Ero piccola, e la nonna mi fece mettere oltre le corde che fungevano da transenne e le sedie delle tante persone che avevano piazzato le sedie fin dal mattino. Ognuno desiderava vedere la “Macchina” e i facchini stando davanti. Come dicevo stavo davanti a tutti, in primissima fila.
I facchini avevano “posato” la “Macchina” e si erano avviati sull’entrata del forno per avere quanto il proprietario aveva da offrire loro. Ad un certo punto vedo un facchino, venire verso di me. Si avvicinò e tendendo le mani mi offriva un maritozzo e dei confetti. Mi era stato insegnato a non accettare mai nulla dagli estranei, così girai lo sguardo verso la nonna per sapere se potevo prendere quello che il facchino mi voleva donare. La nonna fece un segno di assenso con la testa, ed io presi un maritozzo ancora tiepido e una piccola manciata di confetti.
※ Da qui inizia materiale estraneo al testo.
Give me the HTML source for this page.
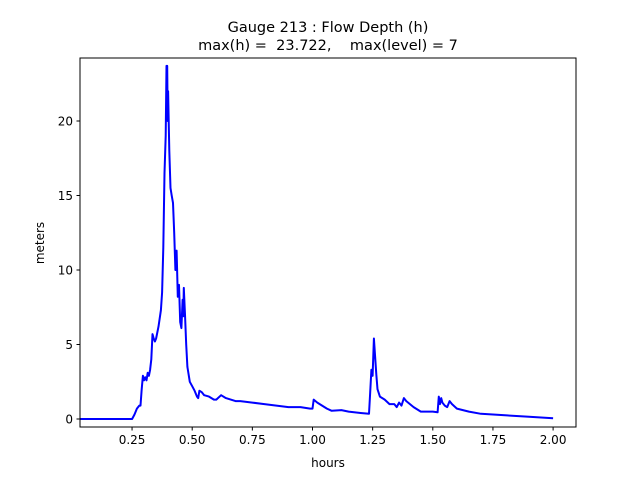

Perché la tradizione delle bevute con il vino, con il relativo panino con la porchetta venne abolito? Probabilmente perché qualcuno abbondava, e in magari diventava un po’ brillo.
Il forno a Piazza del Teatro, stava dove c’è la gioielleria Menichelli, ma non c’è più da molti anni, e così anche il maritozzo con i confetti , non vengono più distribuiti.
Dimenticavo di dire, che il maritozzo lo mangiai, ma i confetti no.